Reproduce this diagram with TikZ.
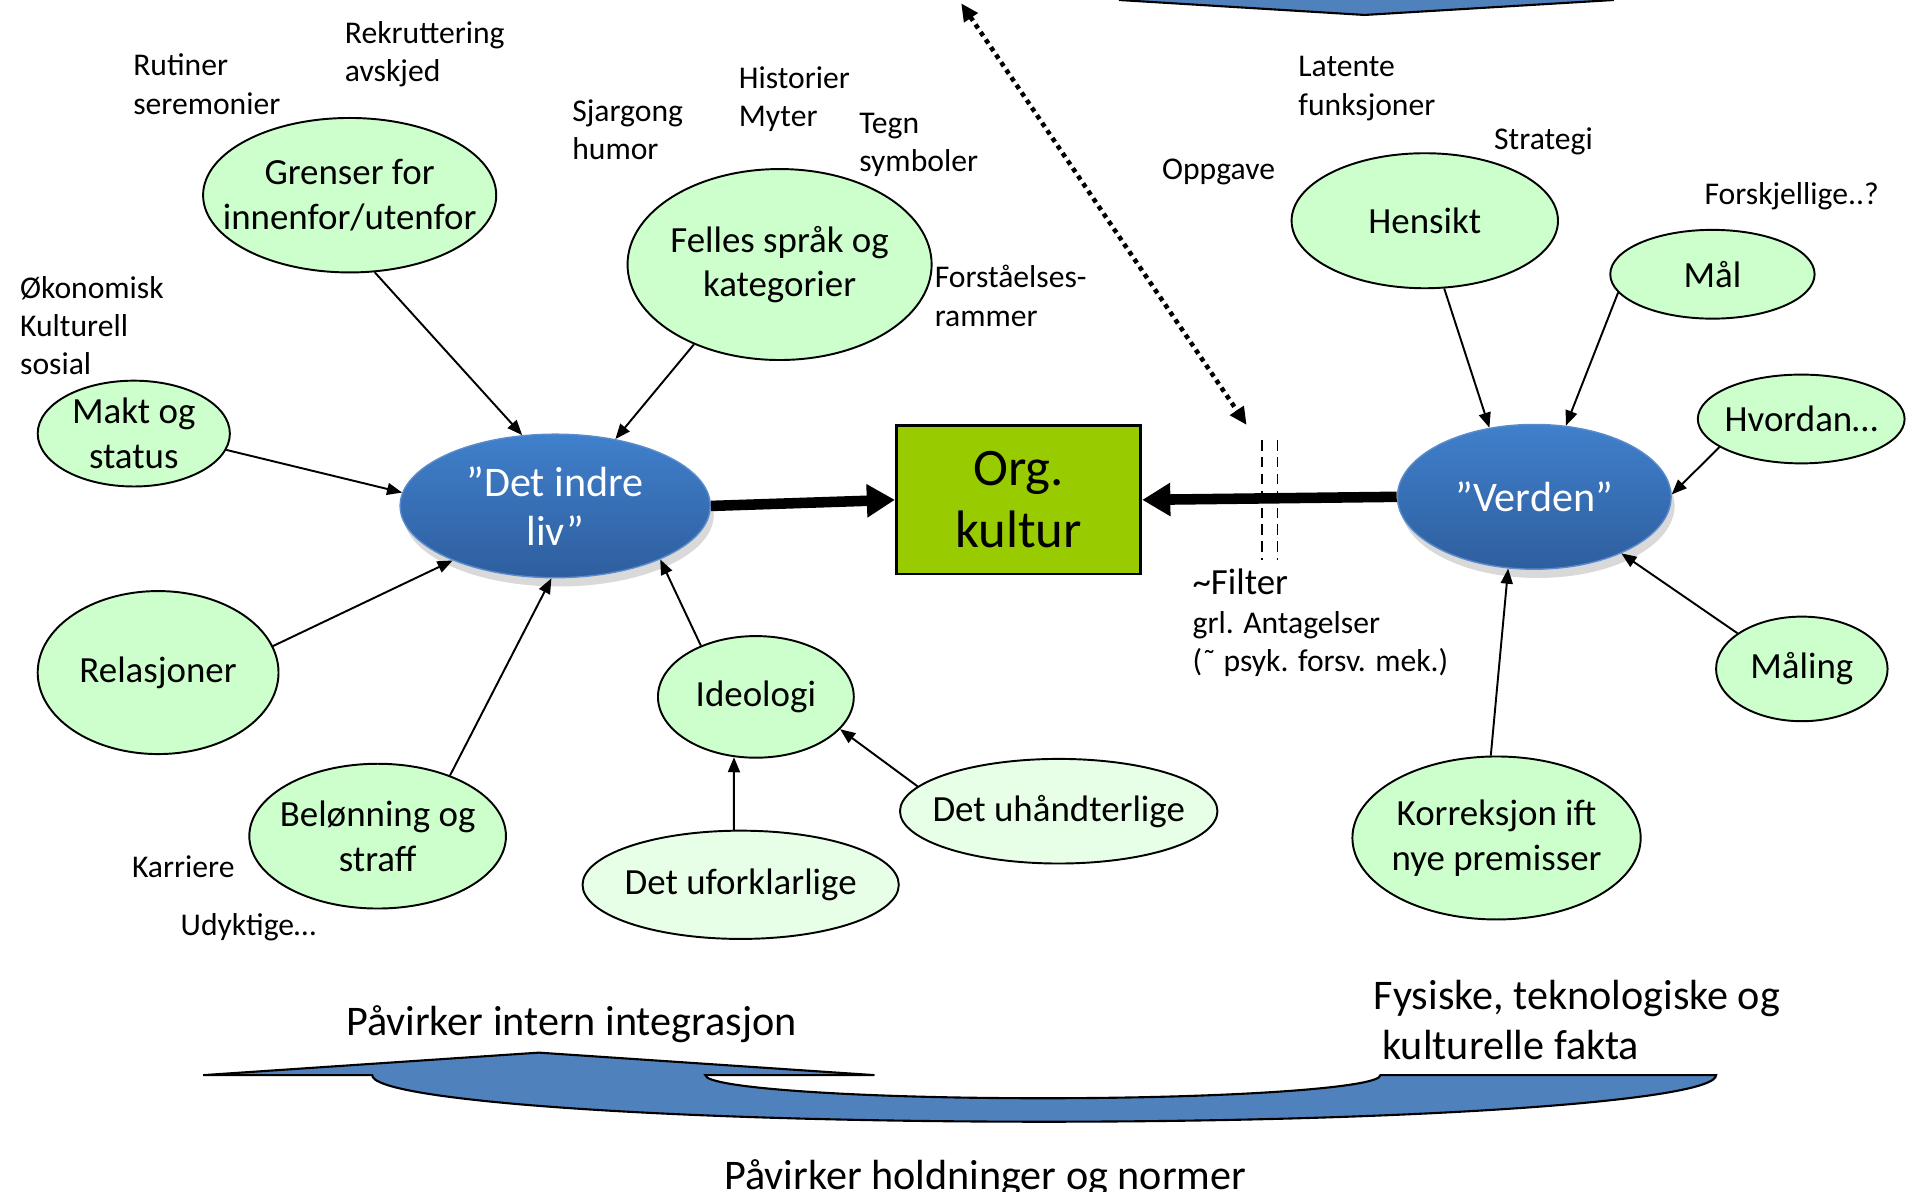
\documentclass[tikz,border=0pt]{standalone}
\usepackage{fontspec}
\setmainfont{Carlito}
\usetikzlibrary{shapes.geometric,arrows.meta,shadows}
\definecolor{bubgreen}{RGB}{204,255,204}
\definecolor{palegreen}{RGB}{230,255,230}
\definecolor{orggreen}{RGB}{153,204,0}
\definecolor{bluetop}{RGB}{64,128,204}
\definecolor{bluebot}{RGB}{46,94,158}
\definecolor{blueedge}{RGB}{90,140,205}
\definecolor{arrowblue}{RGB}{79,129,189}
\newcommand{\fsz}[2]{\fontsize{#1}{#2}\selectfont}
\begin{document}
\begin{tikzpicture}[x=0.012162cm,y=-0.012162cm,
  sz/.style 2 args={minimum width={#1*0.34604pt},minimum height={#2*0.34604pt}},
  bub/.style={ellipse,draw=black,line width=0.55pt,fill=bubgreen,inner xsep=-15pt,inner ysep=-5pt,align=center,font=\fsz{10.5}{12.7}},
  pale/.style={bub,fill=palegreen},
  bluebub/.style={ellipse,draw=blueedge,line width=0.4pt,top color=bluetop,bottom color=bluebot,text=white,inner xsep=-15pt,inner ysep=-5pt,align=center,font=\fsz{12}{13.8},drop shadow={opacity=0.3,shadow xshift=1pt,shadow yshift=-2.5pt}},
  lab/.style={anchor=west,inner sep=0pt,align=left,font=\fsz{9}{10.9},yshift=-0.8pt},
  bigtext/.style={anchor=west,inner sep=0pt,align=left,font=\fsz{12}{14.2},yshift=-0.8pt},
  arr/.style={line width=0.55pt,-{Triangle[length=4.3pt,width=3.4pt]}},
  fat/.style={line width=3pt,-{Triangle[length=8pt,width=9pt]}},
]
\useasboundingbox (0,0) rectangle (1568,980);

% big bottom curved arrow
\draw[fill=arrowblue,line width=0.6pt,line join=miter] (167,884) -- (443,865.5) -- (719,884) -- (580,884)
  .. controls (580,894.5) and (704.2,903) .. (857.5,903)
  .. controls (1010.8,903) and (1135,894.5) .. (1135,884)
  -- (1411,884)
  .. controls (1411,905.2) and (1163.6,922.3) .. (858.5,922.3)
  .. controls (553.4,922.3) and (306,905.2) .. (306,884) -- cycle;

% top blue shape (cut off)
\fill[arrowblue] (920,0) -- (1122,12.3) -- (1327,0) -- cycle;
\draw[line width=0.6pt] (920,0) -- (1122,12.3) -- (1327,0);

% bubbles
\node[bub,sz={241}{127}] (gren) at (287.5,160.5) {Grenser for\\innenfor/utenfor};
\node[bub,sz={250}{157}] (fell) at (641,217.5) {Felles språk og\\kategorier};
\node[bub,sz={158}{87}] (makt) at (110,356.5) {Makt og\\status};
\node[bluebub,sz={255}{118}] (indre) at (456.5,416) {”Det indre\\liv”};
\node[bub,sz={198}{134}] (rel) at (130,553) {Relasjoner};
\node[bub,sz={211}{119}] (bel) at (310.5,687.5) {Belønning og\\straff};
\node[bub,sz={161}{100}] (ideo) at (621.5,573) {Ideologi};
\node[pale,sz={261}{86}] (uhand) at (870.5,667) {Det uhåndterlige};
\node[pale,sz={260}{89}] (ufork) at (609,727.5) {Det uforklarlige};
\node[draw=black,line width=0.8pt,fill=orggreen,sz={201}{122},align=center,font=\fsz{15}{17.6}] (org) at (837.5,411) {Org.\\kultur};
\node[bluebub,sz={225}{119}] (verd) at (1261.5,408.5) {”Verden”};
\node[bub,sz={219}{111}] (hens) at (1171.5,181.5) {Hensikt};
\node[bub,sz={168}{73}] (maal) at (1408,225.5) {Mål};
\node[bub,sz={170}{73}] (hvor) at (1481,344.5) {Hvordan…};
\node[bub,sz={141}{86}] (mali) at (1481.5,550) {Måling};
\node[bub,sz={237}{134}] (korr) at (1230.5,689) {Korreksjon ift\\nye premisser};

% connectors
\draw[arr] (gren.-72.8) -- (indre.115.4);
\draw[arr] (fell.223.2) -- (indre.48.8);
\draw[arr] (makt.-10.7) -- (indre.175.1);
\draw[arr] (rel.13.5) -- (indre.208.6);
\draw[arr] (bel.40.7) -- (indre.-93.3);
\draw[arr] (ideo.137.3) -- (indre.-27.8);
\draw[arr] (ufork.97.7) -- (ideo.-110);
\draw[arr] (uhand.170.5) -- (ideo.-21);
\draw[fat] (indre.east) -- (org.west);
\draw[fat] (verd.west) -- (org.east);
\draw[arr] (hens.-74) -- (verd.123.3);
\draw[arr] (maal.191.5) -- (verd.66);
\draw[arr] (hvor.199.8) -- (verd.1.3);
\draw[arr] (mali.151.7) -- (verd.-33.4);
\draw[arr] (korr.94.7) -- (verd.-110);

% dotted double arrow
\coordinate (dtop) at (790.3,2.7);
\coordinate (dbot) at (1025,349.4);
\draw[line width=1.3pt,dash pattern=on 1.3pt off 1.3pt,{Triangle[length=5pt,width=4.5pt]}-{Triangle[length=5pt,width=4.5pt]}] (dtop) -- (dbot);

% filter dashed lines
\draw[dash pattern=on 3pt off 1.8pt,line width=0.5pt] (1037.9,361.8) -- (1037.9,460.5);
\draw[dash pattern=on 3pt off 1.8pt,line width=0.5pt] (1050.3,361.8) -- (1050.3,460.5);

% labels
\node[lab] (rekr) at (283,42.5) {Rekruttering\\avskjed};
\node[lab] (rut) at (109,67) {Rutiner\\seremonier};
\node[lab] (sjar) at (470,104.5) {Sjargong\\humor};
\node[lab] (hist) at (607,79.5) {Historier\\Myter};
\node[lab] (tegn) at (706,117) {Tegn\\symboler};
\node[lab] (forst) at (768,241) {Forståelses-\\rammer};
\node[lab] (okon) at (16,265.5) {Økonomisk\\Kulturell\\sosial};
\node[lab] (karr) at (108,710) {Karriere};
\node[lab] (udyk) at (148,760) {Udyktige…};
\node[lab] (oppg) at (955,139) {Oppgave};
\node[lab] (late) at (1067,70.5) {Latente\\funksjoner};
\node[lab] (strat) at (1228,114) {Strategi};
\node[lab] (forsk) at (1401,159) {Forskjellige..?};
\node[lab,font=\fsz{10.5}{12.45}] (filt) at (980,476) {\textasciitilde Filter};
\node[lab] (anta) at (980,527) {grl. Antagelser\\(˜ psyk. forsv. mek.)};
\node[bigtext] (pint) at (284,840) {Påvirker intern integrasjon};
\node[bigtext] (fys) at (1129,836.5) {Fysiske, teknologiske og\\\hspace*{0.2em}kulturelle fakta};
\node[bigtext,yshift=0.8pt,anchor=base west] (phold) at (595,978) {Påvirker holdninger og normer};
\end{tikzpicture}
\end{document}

* **Instructions to follow**
Pictures are excluded; output everything else in the data verbatim.

* **Written solution**
Reproduce this diagram with TikZ.
\documentclass[tikz,border=0pt]{standalone}
\usepackage{fontspec}
\setmainfont{Carlito}
\usetikzlibrary{shapes.geometric,arrows.meta,shadows}
\definecolor{bubgreen}{RGB}{204,255,204}
\definecolor{palegreen}{RGB}{230,255,230}
\definecolor{orggreen}{RGB}{153,204,0}
\definecolor{bluetop}{RGB}{64,128,204}
\definecolor{bluebot}{RGB}{46,94,158}
\definecolor{blueedge}{RGB}{90,140,205}
\definecolor{arrowblue}{RGB}{79,129,189}
\newcommand{\fsz}[2]{\fontsize{#1}{#2}\selectfont}
\begin{document}
\begin{tikzpicture}[x=0.012162cm,y=-0.012162cm,
  sz/.style 2 args={minimum width={#1*0.34604pt},minimum height={#2*0.34604pt}},
  bub/.style={ellipse,draw=black,line width=0.55pt,fill=bubgreen,inner xsep=-15pt,inner ysep=-5pt,align=center,font=\fsz{10.5}{12.7}},
  pale/.style={bub,fill=palegreen},
  bluebub/.style={ellipse,draw=blueedge,line width=0.4pt,top color=bluetop,bottom color=bluebot,text=white,inner xsep=-15pt,inner ysep=-5pt,align=center,font=\fsz{12}{13.8},drop shadow={opacity=0.3,shadow xshift=1pt,shadow yshift=-2.5pt}},
  lab/.style={anchor=west,inner sep=0pt,align=left,font=\fsz{9}{10.9},yshift=-0.8pt},
  bigtext/.style={anchor=west,inner sep=0pt,align=left,font=\fsz{12}{14.2},yshift=-0.8pt},
  arr/.style={line width=0.55pt,-{Triangle[length=4.3pt,width=3.4pt]}},
  fat/.style={line width=3pt,-{Triangle[length=8pt,width=9pt]}},
]
\useasboundingbox (0,0) rectangle (1568,980);

% big bottom curved arrow
\draw[fill=arrowblue,line width=0.6pt,line join=miter] (167,884) -- (443,865.5) -- (719,884) -- (580,884)
  .. controls (580,894.5) and (704.2,903) .. (857.5,903)
  .. controls (1010.8,903) and (1135,894.5) .. (1135,884)
  -- (1411,884)
  .. controls (1411,905.2) and (1163.6,922.3) .. (858.5,922.3)
  .. controls (553.4,922.3) and (306,905.2) .. (306,884) -- cycle;

% top blue shape (cut off)
\fill[arrowblue] (920,0) -- (1122,12.3) -- (1327,0) -- cycle;
\draw[line width=0.6pt] (920,0) -- (1122,12.3) -- (1327,0);

% bubbles
\node[bub,sz={241}{127}] (gren) at (287.5,160.5) {Grenser for\\innenfor/utenfor};
\node[bub,sz={250}{157}] (fell) at (641,217.5) {Felles språk og\\kategorier};
\node[bub,sz={158}{87}] (makt) at (110,356.5) {Makt og\\status};
\node[bluebub,sz={255}{118}] (indre) at (456.5,416) {”Det indre\\liv”};
\node[bub,sz={198}{134}] (rel) at (130,553) {Relasjoner};
\node[bub,sz={211}{119}] (bel) at (310.5,687.5) {Belønning og\\straff};
\node[bub,sz={161}{100}] (ideo) at (621.5,573) {Ideologi};
\node[pale,sz={261}{86}] (uhand) at (870.5,667) {Det uhåndterlige};
\node[pale,sz={260}{89}] (ufork) at (609,727.5) {Det uforklarlige};
\node[draw=black,line width=0.8pt,fill=orggreen,sz={201}{122},align=center,font=\fsz{15}{17.6}] (org) at (837.5,411) {Org.\\kultur};
\node[bluebub,sz={225}{119}] (verd) at (1261.5,408.5) {”Verden”};
\node[bub,sz={219}{111}] (hens) at (1171.5,181.5) {Hensikt};
\node[bub,sz={168}{73}] (maal) at (1408,225.5) {Mål};
\node[bub,sz={170}{73}] (hvor) at (1481,344.5) {Hvordan…};
\node[bub,sz={141}{86}] (mali) at (1481.5,550) {Måling};
\node[bub,sz={237}{134}] (korr) at (1230.5,689) {Korreksjon ift\\nye premisser};

% connectors
\draw[arr] (gren.-72.8) -- (indre.115.4);
\draw[arr] (fell.223.2) -- (indre.48.8);
\draw[arr] (makt.-10.7) -- (indre.175.1);
\draw[arr] (rel.13.5) -- (indre.208.6);
\draw[arr] (bel.40.7) -- (indre.-93.3);
\draw[arr] (ideo.137.3) -- (indre.-27.8);
\draw[arr] (ufork.97.7) -- (ideo.-110);
\draw[arr] (uhand.170.5) -- (ideo.-21);
\draw[fat] (indre.east) -- (org.west);
\draw[fat] (verd.west) -- (org.east);
\draw[arr] (hens.-74) -- (verd.123.3);
\draw[arr] (maal.191.5) -- (verd.66);
\draw[arr] (hvor.199.8) -- (verd.1.3);
\draw[arr] (mali.151.7) -- (verd.-33.4);
\draw[arr] (korr.94.7) -- (verd.-110);

% dotted double arrow
\coordinate (dtop) at (790.3,2.7);
\coordinate (dbot) at (1025,349.4);
\draw[line width=1.3pt,dash pattern=on 1.3pt off 1.3pt,{Triangle[length=5pt,width=4.5pt]}-{Triangle[length=5pt,width=4.5pt]}] (dtop) -- (dbot);

% filter dashed lines
\draw[dash pattern=on 3pt off 1.8pt,line width=0.5pt] (1037.9,361.8) -- (1037.9,460.5);
\draw[dash pattern=on 3pt off 1.8pt,line width=0.5pt] (1050.3,361.8) -- (1050.3,460.5);

% labels
\node[lab] (rekr) at (283,42.5) {Rekruttering\\avskjed};
\node[lab] (rut) at (109,67) {Rutiner\\seremonier};
\node[lab] (sjar) at (470,104.5) {Sjargong\\humor};
\node[lab] (hist) at (607,79.5) {Historier\\Myter};
\node[lab] (tegn) at (706,117) {Tegn\\symboler};
\node[lab] (forst) at (768,241) {Forståelses-\\rammer};
\node[lab] (okon) at (16,265.5) {Økonomisk\\Kulturell\\sosial};
\node[lab] (karr) at (108,710) {Karriere};
\node[lab] (udyk) at (148,760) {Udyktige…};
\node[lab] (oppg) at (955,139) {Oppgave};
\node[lab] (late) at (1067,70.5) {Latente\\funksjoner};
\node[lab] (strat) at (1228,114) {Strategi};
\node[lab] (forsk) at (1401,159) {Forskjellige..?};
\node[lab,font=\fsz{10.5}{12.45}] (filt) at (980,476) {\textasciitilde Filter};
\node[lab] (anta) at (980,527) {grl. Antagelser\\(˜ psyk. forsv. mek.)};
\node[bigtext] (pint) at (284,840) {Påvirker intern integrasjon};
\node[bigtext] (fys) at (1129,836.5) {Fysiske, teknologiske og\\\hspace*{0.2em}kulturelle fakta};
\node[bigtext,yshift=0.8pt,anchor=base west] (phold) at (595,978) {Påvirker holdninger og normer};
\end{tikzpicture}
\end{document}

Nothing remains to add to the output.